:: Exercise brief ::
Retype nothing but the lines from the start of the material up to and including the line with "star_shift = [-0.02, 0.0, 0.06]". Pictures don't belong in the copy.
■ ■ ■ ■ ■
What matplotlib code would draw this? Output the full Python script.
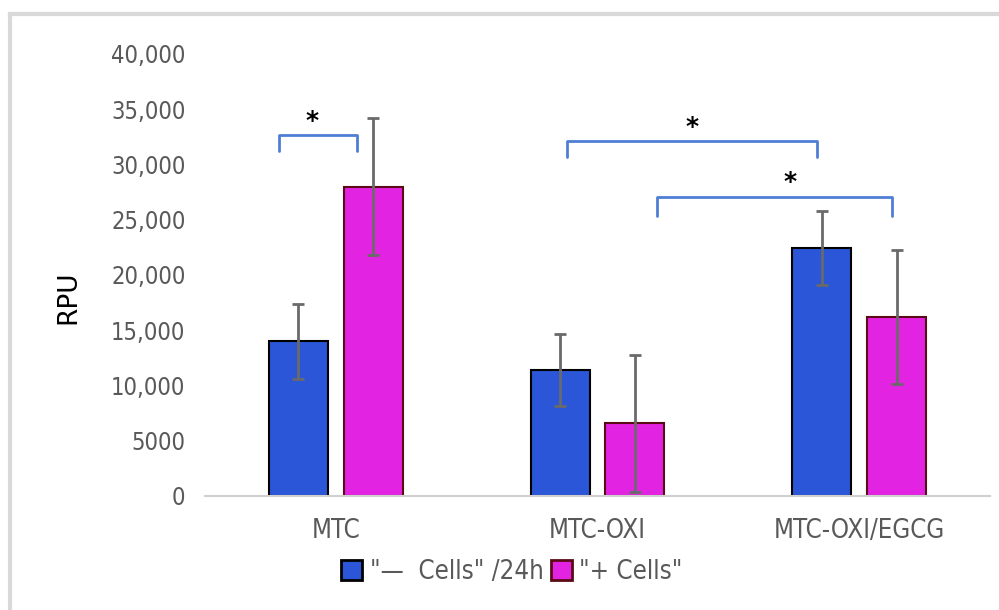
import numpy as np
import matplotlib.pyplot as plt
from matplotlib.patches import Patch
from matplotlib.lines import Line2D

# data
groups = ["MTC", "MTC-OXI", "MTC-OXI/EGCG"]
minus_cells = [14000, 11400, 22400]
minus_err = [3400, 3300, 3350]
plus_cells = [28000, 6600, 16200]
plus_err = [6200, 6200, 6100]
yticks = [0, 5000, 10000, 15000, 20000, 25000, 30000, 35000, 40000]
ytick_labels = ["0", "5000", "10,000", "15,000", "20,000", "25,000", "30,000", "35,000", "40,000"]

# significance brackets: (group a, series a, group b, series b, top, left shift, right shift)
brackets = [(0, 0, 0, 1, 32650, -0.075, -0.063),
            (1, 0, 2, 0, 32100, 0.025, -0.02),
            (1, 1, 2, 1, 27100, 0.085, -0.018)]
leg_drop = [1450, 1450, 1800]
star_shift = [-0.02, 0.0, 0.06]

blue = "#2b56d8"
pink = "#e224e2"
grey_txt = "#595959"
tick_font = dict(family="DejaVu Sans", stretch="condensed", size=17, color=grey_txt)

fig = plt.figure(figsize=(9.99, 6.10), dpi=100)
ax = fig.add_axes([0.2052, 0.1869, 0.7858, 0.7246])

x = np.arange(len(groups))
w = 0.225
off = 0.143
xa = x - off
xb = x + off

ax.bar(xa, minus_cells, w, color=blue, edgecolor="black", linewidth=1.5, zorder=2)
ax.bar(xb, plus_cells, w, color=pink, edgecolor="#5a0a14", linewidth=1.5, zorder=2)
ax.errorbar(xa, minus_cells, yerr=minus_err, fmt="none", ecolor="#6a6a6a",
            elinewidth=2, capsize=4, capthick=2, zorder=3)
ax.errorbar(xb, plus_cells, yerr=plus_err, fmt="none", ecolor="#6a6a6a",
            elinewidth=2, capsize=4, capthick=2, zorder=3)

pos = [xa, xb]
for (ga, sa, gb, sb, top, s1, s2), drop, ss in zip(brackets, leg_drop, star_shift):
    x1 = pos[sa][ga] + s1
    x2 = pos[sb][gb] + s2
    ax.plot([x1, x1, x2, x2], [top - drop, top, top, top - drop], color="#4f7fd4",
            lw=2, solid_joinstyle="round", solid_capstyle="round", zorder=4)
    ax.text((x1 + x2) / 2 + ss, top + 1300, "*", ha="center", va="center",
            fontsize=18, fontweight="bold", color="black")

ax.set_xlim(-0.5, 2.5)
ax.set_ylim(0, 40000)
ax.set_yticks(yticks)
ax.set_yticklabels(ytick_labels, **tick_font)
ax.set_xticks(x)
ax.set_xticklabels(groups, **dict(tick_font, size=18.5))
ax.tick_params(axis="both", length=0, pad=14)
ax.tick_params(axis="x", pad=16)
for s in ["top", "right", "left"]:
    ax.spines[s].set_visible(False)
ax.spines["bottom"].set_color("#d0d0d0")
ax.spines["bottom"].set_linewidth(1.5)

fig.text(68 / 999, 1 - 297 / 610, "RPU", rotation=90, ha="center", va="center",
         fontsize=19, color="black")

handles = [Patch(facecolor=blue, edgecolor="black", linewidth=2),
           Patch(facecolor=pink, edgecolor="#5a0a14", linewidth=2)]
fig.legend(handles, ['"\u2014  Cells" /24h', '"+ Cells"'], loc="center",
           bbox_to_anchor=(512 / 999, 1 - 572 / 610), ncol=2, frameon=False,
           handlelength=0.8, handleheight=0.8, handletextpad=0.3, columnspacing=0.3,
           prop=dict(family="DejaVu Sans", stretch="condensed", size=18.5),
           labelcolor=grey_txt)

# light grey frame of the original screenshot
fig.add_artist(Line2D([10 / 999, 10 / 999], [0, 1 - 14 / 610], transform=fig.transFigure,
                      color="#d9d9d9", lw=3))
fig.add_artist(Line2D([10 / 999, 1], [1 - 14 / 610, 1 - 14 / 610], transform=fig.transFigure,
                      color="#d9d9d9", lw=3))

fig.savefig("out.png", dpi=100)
■ ■ ■ ■ ■
:: Written response ::
What matplotlib code would draw this? Output the full Python script.
import numpy as np
import matplotlib.pyplot as plt
from matplotlib.patches import Patch
from matplotlib.lines import Line2D

# data
groups = ["MTC", "MTC-OXI", "MTC-OXI/EGCG"]
minus_cells = [14000, 11400, 22400]
minus_err = [3400, 3300, 3350]
plus_cells = [28000, 6600, 16200]
plus_err = [6200, 6200, 6100]
yticks = [0, 5000, 10000, 15000, 20000, 25000, 30000, 35000, 40000]
ytick_labels = ["0", "5000", "10,000", "15,000", "20,000", "25,000", "30,000", "35,000", "40,000"]

# significance brackets: (group a, series a, group b, series b, top, left shift, right shift)
brackets = [(0, 0, 0, 1, 32650, -0.075, -0.063),
            (1, 0, 2, 0, 32100, 0.025, -0.02),
            (1, 1, 2, 1, 27100, 0.085, -0.018)]
leg_drop = [1450, 1450, 1800]
star_shift = [-0.02, 0.0, 0.06]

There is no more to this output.